=== AVAILABLE DATA ===

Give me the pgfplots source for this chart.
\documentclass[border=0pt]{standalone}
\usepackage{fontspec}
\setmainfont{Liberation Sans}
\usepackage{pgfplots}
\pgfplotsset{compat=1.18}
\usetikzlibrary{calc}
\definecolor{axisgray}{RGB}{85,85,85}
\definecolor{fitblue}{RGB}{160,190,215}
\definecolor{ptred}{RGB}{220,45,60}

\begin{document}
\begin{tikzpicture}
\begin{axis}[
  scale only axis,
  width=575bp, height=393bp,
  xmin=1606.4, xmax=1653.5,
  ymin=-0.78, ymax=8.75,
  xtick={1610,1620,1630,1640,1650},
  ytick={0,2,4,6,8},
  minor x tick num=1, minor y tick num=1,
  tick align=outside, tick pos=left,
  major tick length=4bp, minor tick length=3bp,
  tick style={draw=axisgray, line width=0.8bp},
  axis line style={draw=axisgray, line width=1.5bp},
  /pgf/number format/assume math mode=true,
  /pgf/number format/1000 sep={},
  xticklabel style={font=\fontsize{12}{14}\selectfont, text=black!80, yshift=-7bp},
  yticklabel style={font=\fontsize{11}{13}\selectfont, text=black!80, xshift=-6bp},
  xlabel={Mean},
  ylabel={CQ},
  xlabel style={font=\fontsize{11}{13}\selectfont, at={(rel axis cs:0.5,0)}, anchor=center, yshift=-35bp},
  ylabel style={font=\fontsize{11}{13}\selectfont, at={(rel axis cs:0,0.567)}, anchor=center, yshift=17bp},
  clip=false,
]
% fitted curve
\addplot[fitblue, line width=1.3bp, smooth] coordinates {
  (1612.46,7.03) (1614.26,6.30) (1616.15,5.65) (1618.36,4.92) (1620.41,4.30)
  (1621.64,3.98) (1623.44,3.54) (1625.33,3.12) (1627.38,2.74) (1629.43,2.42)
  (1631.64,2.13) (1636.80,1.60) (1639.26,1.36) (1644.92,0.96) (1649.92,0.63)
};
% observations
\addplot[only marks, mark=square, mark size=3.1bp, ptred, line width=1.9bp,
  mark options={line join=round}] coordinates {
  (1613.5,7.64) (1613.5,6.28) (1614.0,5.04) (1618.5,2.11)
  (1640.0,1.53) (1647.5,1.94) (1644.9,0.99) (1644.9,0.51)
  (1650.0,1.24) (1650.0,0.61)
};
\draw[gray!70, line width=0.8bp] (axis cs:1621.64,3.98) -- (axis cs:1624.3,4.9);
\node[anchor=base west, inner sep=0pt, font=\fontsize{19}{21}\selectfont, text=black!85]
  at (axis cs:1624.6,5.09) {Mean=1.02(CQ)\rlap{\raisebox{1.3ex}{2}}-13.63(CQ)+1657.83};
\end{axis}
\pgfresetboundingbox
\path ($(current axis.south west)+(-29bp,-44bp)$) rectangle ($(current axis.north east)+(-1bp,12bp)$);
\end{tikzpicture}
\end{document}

===
=== AVAILABLE DATA ===

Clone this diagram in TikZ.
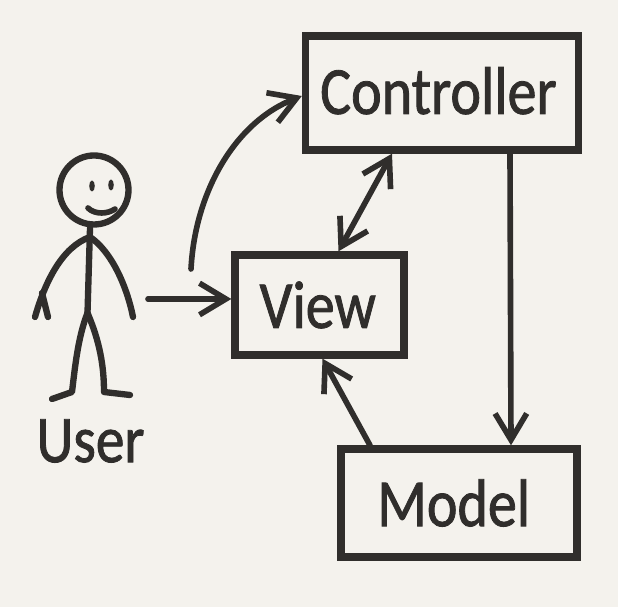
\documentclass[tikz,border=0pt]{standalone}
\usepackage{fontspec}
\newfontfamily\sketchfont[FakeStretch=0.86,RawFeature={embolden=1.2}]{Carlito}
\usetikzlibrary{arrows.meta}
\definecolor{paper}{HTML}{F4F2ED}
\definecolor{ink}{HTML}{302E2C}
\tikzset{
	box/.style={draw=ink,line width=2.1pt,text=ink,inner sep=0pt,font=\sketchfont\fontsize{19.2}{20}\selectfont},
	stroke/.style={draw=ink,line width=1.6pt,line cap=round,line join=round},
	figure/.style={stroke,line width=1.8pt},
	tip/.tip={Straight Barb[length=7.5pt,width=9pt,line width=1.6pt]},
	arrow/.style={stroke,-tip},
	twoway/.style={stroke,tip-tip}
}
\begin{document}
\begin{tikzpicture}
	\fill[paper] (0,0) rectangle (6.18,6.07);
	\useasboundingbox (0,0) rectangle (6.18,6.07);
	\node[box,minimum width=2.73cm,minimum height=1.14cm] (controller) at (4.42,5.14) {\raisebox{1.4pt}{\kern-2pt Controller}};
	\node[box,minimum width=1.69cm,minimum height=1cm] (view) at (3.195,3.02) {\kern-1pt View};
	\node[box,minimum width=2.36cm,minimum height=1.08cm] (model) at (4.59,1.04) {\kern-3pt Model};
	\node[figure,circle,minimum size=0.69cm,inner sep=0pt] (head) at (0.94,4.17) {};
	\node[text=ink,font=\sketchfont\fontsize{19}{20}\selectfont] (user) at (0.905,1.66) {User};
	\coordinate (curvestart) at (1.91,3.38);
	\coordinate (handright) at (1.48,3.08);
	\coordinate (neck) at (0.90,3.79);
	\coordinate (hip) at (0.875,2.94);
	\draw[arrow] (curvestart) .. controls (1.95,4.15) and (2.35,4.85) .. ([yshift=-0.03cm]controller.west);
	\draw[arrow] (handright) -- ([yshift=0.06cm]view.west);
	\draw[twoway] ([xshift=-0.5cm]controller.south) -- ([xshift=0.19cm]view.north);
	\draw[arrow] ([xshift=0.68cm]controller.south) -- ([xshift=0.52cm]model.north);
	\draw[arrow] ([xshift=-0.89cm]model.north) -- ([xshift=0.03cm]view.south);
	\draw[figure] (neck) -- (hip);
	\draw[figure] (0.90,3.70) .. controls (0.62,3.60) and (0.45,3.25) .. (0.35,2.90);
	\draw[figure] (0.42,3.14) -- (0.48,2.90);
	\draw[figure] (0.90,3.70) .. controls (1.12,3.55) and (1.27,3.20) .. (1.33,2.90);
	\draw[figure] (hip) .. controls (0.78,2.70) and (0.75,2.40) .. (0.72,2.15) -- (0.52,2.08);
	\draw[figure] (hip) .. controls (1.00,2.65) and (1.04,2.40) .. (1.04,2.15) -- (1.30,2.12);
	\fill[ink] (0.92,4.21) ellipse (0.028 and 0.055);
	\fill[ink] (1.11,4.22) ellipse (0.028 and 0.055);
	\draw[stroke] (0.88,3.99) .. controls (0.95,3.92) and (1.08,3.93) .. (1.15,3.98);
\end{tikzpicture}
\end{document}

===

■ YOUR OBJECTIVE ■
From the entries above, copy every line that holds the word "this".

■ RESPONSE TO THE EXERCISE ■
Give me the pgfplots source for this chart.
Clone this diagram in TikZ.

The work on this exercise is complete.